Volumes Two (430 pages) and Three (298 pages) of Fishes of the Salish Sea provide species profiles for 80 families of fishes found in the Salish Sea, beginning with what are considered the most primitive groups, the hagfishes and lampreys, and continuing through the more advanced groups to the sunfish, considered to be an advanced form. Keys are provided for the more complex families. A good description of the characteristics of the particular family is first given. Each following species profile then includes the scientific and common name of the species, how generally to recognize it, a detailed description, size range, geographic distribution, habitat and life history, etymology of the name (the origin of the name and the historical development of its meaning), and key references. Each profile includes a splendid colour drawing by Tomelleri and a page reference to a larger plate at the end of the volume.

Mola Mola Ocean Sunfish

A thorough review of the vast amount of information in the species profiles, especially on the known ranges of particular species, is well beyond the scope of my review. However, I did note a very few corrections or omissions. There is an unfortunate typo or editing problem in Table 1 as the footnote “b,” to indicate an introduced species, is attached to 23 species in addition to the five introductions mentioned in the text. The authors state that Green Sturgeon is found in the upper Fraser River, but this is likely an error as only White Sturgeon has been found there. It would have been interesting to have some mention of the First Nations’ names for the various species and there is a wealth of Indigenous traditional knowledge available that could be tapped for future writings on Salish Sea fishes. Finally, the species profiles mention a lot of specific locations where various species have been found; but without the very detailed maps required, the reader is somewhat lost on the geography involved unless one has Google maps or similar at the ready.

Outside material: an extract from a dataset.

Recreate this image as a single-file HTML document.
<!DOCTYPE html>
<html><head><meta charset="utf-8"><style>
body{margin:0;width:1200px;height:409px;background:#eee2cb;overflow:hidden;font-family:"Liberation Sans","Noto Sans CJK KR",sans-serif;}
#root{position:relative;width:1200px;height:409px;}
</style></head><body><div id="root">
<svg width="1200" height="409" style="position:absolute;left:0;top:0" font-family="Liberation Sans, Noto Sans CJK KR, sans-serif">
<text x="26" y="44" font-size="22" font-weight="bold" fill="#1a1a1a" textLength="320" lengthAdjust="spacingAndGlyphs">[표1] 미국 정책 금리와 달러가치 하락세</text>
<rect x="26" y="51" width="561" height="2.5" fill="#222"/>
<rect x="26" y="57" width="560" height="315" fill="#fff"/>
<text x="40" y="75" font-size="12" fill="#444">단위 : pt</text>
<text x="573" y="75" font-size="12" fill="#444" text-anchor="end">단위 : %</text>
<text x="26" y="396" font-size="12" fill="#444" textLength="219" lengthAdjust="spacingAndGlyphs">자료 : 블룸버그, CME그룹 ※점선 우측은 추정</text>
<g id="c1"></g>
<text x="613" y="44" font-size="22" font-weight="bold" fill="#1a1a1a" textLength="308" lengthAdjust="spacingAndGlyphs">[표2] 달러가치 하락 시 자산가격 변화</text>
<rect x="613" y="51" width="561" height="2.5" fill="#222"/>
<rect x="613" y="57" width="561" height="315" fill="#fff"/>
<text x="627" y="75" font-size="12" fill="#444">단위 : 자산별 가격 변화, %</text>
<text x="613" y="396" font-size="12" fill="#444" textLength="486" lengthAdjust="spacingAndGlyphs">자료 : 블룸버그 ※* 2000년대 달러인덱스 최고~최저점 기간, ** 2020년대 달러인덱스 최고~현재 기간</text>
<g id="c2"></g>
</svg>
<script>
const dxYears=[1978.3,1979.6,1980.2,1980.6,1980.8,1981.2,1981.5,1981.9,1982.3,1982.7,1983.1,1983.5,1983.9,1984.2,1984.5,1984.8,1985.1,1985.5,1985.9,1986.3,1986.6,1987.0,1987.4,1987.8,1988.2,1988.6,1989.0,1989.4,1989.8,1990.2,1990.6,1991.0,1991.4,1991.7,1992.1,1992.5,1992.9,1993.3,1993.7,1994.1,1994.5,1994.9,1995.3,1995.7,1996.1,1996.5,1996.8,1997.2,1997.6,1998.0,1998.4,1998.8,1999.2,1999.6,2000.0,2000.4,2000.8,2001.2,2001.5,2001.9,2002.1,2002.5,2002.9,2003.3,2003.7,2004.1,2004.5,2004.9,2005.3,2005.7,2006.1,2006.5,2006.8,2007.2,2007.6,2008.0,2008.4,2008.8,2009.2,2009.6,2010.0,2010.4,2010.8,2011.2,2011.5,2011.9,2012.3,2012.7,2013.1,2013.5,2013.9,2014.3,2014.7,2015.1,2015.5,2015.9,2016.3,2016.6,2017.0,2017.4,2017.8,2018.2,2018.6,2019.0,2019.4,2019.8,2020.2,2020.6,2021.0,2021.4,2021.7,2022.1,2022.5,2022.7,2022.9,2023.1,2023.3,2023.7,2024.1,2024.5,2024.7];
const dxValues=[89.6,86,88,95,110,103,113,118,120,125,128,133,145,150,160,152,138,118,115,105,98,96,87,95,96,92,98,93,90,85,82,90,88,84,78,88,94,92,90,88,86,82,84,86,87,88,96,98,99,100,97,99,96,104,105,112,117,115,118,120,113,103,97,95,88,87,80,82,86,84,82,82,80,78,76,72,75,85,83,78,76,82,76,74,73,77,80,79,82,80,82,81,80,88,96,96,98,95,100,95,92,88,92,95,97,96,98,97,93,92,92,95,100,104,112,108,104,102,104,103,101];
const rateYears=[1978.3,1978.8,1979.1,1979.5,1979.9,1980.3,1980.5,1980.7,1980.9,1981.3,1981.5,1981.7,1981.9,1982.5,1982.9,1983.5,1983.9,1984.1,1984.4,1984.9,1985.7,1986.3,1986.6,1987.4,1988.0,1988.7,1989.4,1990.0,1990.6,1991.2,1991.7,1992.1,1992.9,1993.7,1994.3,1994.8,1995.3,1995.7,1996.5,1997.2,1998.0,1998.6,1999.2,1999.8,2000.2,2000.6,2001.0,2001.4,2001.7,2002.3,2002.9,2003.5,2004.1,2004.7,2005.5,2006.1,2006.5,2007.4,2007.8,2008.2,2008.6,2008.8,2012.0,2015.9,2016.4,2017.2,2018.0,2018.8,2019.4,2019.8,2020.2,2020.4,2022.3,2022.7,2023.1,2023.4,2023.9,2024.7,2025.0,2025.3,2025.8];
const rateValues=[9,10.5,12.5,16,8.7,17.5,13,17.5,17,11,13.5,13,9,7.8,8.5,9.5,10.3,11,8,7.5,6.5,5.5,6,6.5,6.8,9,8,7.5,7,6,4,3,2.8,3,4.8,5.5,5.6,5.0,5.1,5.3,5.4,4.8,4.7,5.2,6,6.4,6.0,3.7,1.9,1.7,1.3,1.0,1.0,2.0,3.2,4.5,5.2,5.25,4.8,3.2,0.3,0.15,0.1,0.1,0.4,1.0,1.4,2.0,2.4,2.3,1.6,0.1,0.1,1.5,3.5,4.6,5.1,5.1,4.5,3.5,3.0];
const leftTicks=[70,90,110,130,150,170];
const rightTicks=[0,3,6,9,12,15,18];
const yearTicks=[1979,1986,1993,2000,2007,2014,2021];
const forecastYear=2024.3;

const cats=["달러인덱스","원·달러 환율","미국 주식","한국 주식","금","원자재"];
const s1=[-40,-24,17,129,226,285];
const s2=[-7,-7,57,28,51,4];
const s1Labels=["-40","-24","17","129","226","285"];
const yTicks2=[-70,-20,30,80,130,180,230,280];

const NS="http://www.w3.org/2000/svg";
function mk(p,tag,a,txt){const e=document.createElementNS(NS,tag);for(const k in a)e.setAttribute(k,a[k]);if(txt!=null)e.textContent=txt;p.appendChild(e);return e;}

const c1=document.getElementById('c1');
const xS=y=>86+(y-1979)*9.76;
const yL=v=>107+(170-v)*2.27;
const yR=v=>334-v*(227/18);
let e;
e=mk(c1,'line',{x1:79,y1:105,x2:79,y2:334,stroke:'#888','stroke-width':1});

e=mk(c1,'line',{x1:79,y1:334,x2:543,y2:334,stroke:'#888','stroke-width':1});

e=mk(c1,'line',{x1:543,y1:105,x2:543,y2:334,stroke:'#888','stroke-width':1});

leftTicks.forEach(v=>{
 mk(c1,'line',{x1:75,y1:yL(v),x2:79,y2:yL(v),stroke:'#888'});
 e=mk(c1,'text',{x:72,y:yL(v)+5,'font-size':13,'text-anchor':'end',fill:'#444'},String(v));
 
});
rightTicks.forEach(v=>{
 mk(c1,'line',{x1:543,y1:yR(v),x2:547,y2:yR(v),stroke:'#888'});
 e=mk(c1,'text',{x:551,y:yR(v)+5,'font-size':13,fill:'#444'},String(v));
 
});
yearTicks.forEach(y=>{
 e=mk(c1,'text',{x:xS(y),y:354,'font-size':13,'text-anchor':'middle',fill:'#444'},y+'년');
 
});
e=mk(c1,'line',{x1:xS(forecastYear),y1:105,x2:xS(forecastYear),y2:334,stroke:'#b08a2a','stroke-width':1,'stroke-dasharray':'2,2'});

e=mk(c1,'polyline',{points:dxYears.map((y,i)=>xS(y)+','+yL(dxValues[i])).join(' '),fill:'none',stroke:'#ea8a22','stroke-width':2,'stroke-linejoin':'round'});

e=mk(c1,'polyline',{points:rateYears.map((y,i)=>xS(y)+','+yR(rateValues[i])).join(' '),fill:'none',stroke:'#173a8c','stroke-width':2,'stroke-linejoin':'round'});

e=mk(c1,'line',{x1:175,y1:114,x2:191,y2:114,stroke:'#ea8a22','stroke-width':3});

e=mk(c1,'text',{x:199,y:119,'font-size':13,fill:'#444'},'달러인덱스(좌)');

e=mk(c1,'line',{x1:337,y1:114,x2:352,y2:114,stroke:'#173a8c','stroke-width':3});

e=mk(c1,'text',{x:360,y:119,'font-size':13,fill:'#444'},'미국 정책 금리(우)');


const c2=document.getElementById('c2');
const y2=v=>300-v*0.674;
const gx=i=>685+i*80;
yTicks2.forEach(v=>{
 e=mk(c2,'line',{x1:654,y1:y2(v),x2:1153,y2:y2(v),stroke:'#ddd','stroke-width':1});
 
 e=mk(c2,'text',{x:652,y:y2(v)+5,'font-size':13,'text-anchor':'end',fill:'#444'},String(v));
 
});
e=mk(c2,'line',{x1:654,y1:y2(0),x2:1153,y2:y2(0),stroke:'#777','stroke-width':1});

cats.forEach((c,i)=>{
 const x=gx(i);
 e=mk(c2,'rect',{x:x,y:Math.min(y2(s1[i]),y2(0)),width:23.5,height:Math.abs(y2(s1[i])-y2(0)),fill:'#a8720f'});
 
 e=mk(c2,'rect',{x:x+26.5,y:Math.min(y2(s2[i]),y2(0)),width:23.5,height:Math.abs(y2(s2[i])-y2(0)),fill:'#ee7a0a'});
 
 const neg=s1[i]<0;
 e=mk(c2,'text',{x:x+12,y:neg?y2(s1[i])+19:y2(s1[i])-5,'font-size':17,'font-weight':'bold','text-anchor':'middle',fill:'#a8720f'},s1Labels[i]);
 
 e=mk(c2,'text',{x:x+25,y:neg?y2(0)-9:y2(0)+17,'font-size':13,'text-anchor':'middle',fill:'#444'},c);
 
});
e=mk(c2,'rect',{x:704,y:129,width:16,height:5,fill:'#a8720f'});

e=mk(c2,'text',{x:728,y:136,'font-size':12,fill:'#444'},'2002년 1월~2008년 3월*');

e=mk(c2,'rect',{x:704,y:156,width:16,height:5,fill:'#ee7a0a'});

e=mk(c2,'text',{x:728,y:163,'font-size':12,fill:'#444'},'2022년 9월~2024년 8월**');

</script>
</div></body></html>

In summary, there is no doubt that Fishes of the Salish Seat is a current “go to” book for people interested in fish of this west coast region and an excellent supplement to existing literature and the several fish guide books available. It should be of interest to the citizen scientist, especially those with a bent toward the history of fish science in the region. However, it does have serious logistic limitations for field identification, and considering the total weight of the books is about 6 kg, they are unlikely to be taken in a backpack to the beach or stored on a shelf in the cabin of a small boat. As well, although the amazing colour illustrations are a great help, there is a fair amount of anatomical terminology to work through to verify the identification of a species.

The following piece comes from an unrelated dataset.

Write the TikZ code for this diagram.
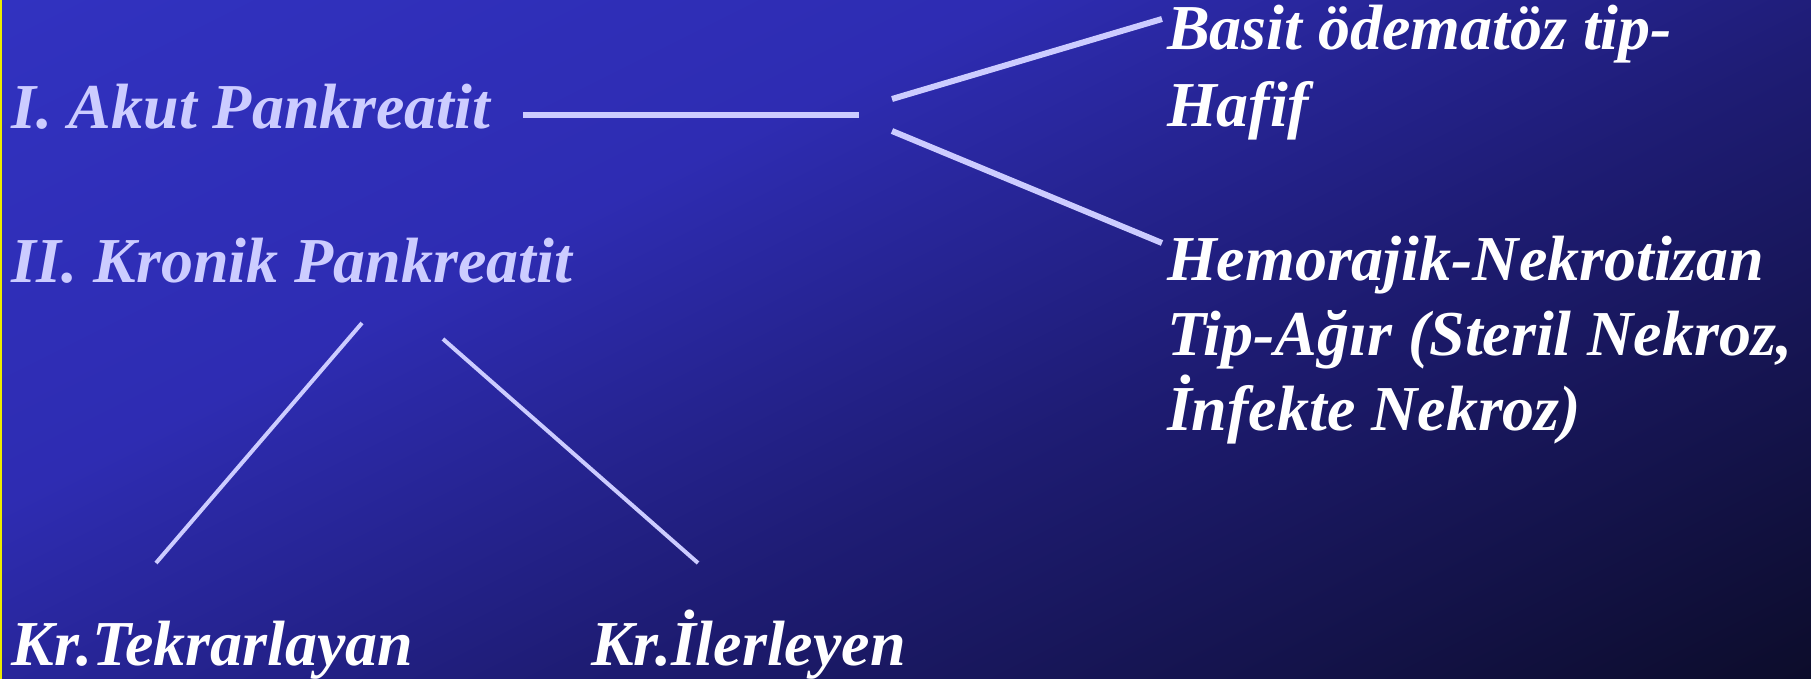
\documentclass[tikz,border=0pt]{standalone}
\usepackage{fontspec}
\setmainfont{Liberation Serif}

% palette
\definecolor{lav}{RGB}{204,204,255}
\definecolor{bgA}{RGB}{49,50,192}
\definecolor{bgB}{RGB}{46,44,178}
\definecolor{bgC}{RGB}{30,28,116}
\definecolor{bgD}{RGB}{12,12,42}
\definecolor{edge}{RGB}{235,235,0}

% diagonal background ramp, measured along the slope direction
\pgfdeclarehorizontalshading{bgramp}{4000bp}{%
  color(0bp)=(bgA); color(450bp)=(bgB); color(850bp)=(bgC); color(1416bp)=(bgD)}

\begin{document}
\begin{tikzpicture}[x=1pt,y=-1pt,
  label/.style={inner sep=0pt, outer sep=0pt, anchor=base west,
    font=\fontsize{64}{77}\selectfont\bfseries\itshape},
  head/.style={label, text=lav},
  leaf/.style={label, text=white, align=left},
  link/.style={draw=lav, line width=6pt},
  sublink/.style={draw=lav, line width=4pt}]

\useasboundingbox (0,0) rectangle (1811,679);

% background
\begin{scope}
  \clip (0,0) rectangle (1811,679);
  \fill[bgD] (0,0) rectangle (1811,679);
  \node[inner sep=0pt, outer sep=0pt, rotate=-63.43, anchor=west] (ramp) at (0,0) {\pgfuseshading{bgramp}};
\end{scope}
\draw[edge, line width=1.5pt] (0.75,0) -- (0.75,679);

% headings
\node[head] (akut) at (12,129) {I. Akut Pankreatit};
\node[head] (kronik) at (12,282) {II. Kronik Pankreatit};

% acute subtypes (anchored on the baseline of their last line)
\node[leaf] (basit) at (1167,127) {Basit ödematöz tip-\\Hafif};
\node[leaf, font=\fontsize{64}{75}\selectfont\bfseries\itshape] (hemo) at (1167,430)
  {Hemorajik-Nekrotizan\\Tip-Ağır (Steril Nekroz,\\İnfekte Nekroz)};

% chronic subtypes
\node[leaf] (tekrar) at (12,665) {Kr.Tekrarlayan};
\node[leaf] (ilerle) at (591,665) {Kr.İlerleyen};

% connector end points
\coordinate (ha) at (523,115);
\coordinate (hb) at (859,115);
\coordinate (ua) at (892,99);
\coordinate (ub) at (1162,19);
\coordinate (la) at (892,131);
\coordinate (lb) at (1162,243);
\coordinate (ka) at (362,323);
\coordinate (kb) at (156,563);
\coordinate (kc) at (443,339);
\coordinate (kd) at (698,563);

% connectors
\draw[link] (ha) -- (hb);
\draw[link] (ua) -- (ub);
\draw[link] (la) -- (lb);
\draw[sublink] (ka) -- (kb);
\draw[sublink] (kc) -- (kd);
\end{tikzpicture}
\end{document}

Nevertheless, for professionals, students, and serious armchair fish persons, Fishes of the Salish Sea is a valuable contribution to regional marine ecology and the perfect book to read on a winter’s day when the seasonal southeast gales keep most people, even divers, off the Salish Sea.

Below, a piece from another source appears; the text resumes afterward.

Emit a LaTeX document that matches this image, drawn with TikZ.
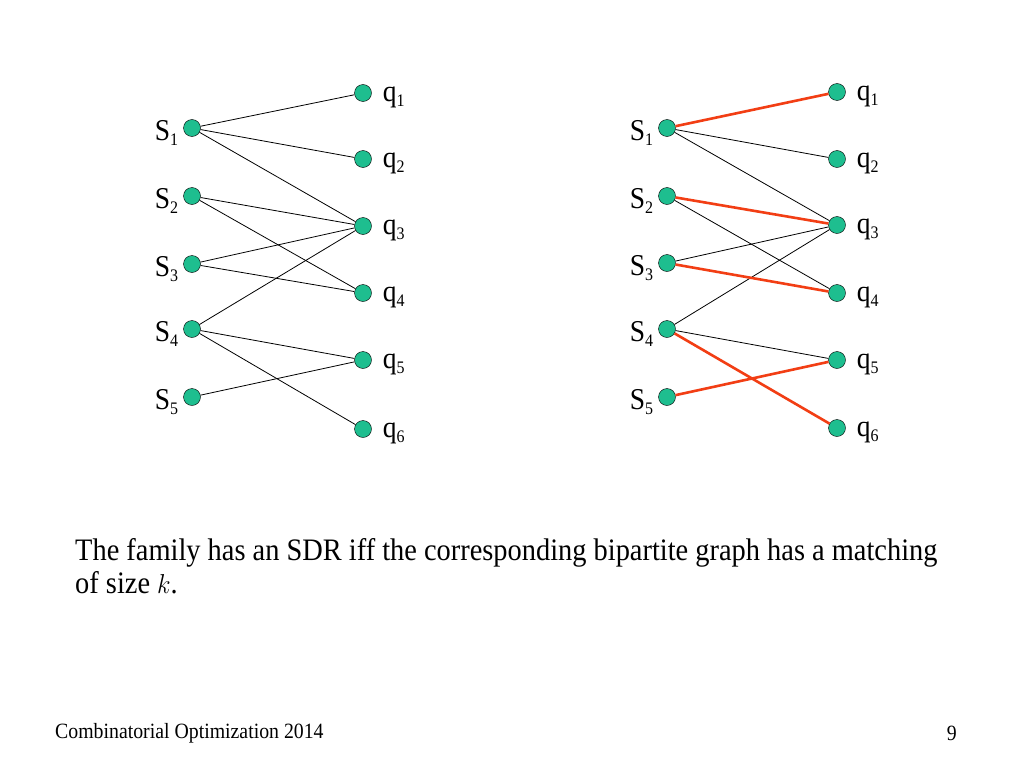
\documentclass[tikz,border=0pt]{standalone}
\usepackage{fontspec}
\setmainfont{Liberation Serif}
\usetikzlibrary{positioning}
\definecolor{vertgreen}{RGB}{30,190,143}
\definecolor{matchred}{RGB}{242,62,20}
\newcommand{\vlab}[2]{\scalebox{1}[1.1]{#1\raisebox{-5pt}{\fontsize{16}{16}\selectfont #2}}}
\newcommand{\slide}[1]{\scalebox{1}[1.1]{#1}}
\tikzset{
  vert/.style={circle,draw=black,fill=vertgreen,inner sep=0pt,minimum size=17pt},
  lab/.style={font=\fontsize{27.5}{30}\selectfont,inner sep=0pt},
  edge/.style={draw=black,line width=0.8pt},
  match/.style={draw=matchred,line width=2.6pt},
  body/.style={anchor=base west,inner sep=0pt,font=\fontsize{28.4}{33}\selectfont}
}
\begin{document}
\begin{tikzpicture}[x=1pt,y=-1pt]
        \useasboundingbox[fill=white] (0,0) rectangle (1024,768);
        % Left bipartite graph
        \node[vert] (s1) at (192,128) {};
        \node[vert] (s2) at (192,196) {};
        \node[vert] (s3) at (192,264) {};
        \node[vert] (s4) at (192,329) {};
        \node[vert] (s5) at (192,397) {};
        \node[vert] (q1) at (363,93) {};
        \node[vert] (q2) at (363,159) {};
        \node[vert] (q3) at (363,226) {};
        \node[vert] (q4) at (363,293) {};
        \node[vert] (q5) at (363,360) {};
        \node[vert] (q6) at (363,429) {};
        \foreach \i in {1,...,5}
          \node[lab,anchor=base east] (ls\i) at ([xshift=-5pt,yshift=-12pt]s\i.west) {\vlab{S}{\i}};
        \foreach \i in {1,...,6}
          \node[lab,anchor=base west] (lq\i) at ([xshift=11pt,yshift=-8pt]q\i.east) {\vlab{q}{\i}};
        \foreach \a/\b in {s1/q1,s1/q2,s1/q3,s2/q3,s2/q4,s3/q3,s3/q4,s4/q3,s4/q5,s4/q6,s5/q5}
          \draw[edge] (\a) -- (\b);
        % Right bipartite graph with a matching
        \node[vert] (rs1) at (667,128) {};
        \node[vert] (rs2) at (667,196) {};
        \node[vert] (rs3) at (667,263) {};
        \node[vert] (rs4) at (667,329) {};
        \node[vert] (rs5) at (667,397) {};
        \node[vert] (rq1) at (837,92) {};
        \node[vert] (rq2) at (837,159) {};
        \node[vert] (rq3) at (837,225) {};
        \node[vert] (rq4) at (837,293) {};
        \node[vert] (rq5) at (837,360) {};
        \node[vert] (rq6) at (837,428) {};
        \foreach \i in {1,...,5}
          \node[lab,anchor=base east] (lrs\i) at ([xshift=-5pt,yshift=-12pt]rs\i.west) {\vlab{S}{\i}};
        \foreach \i in {1,...,6}
          \node[lab,anchor=base west] (lrq\i) at ([xshift=11pt,yshift=-8pt]rq\i.east) {\vlab{q}{\i}};
        \foreach \a/\b in {rs1/rq2,rs1/rq3,rs2/rq4,rs3/rq3,rs4/rq3,rs4/rq5}
          \draw[edge] (\a) -- (\b);
        \foreach \a/\b in {rs1/rq1,rs2/rq3,rs3/rq4,rs4/rq6,rs5/rq5}
          \draw[match] (\a) -- (\b);
        % Statement and footer
        \node[body] (claim) at (75,560)
          {\slide{The family has an SDR iff the corresponding bipartite graph has a matching}};
        \node[body] (claimend) at (75,593) {\slide{of size $k$.}};
        \node[anchor=base west,inner sep=0pt,font=\fontsize{19.8}{22}\selectfont] (foot) at (55,738) {\slide{Combinatorial Optimization 2014}};
        \node[anchor=base east,inner sep=0pt,font=\fontsize{19.8}{22}\selectfont] (page) at (957,740) {\slide{9}};
    \end{tikzpicture}
\end{document}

A sample page from Fishes of the Salish Sea


Colin Levings

Colin Levings was born in 1942 in Victoria. He went to high school in North Surrey and as a youth spent a lot of time fishing in the lower Fraser River. Colin began his career in marine science in 1962 as sea-going technician in Alaska working for the International Pacific Halibut Commission. He earned his B.Sc. and M.Sc. at UBC and his Ph.D. at Dalhousie University in Halifax. Colin retired as a research scientist from Fisheries and Oceans Canada in 2006 but keeps working as a reviewer, advisor, writer, and mentor: see his website for lists of publications, presentations, and photo galleries. As well as conducting many estuary studies in British Columbia, Colin worked on marine fish ecology projects in the Strait of Georgia and elsewhere on the Coast. Recently he has been researching Edward Flanders Ricketts’ (author of Between Pacific Tides) studies in British Columbia. His recent book on salmonids in estuaries — Ecology of Salmonids in Estuaries Around the World: Adaptations, Habitats, and Conservation (UBC Press 2016) — was reviewed in The Ormsby Review no. 113 (April 4, 2017). Colin and his wife Kay live in Lions Bay and also spend time in Pender Harbour.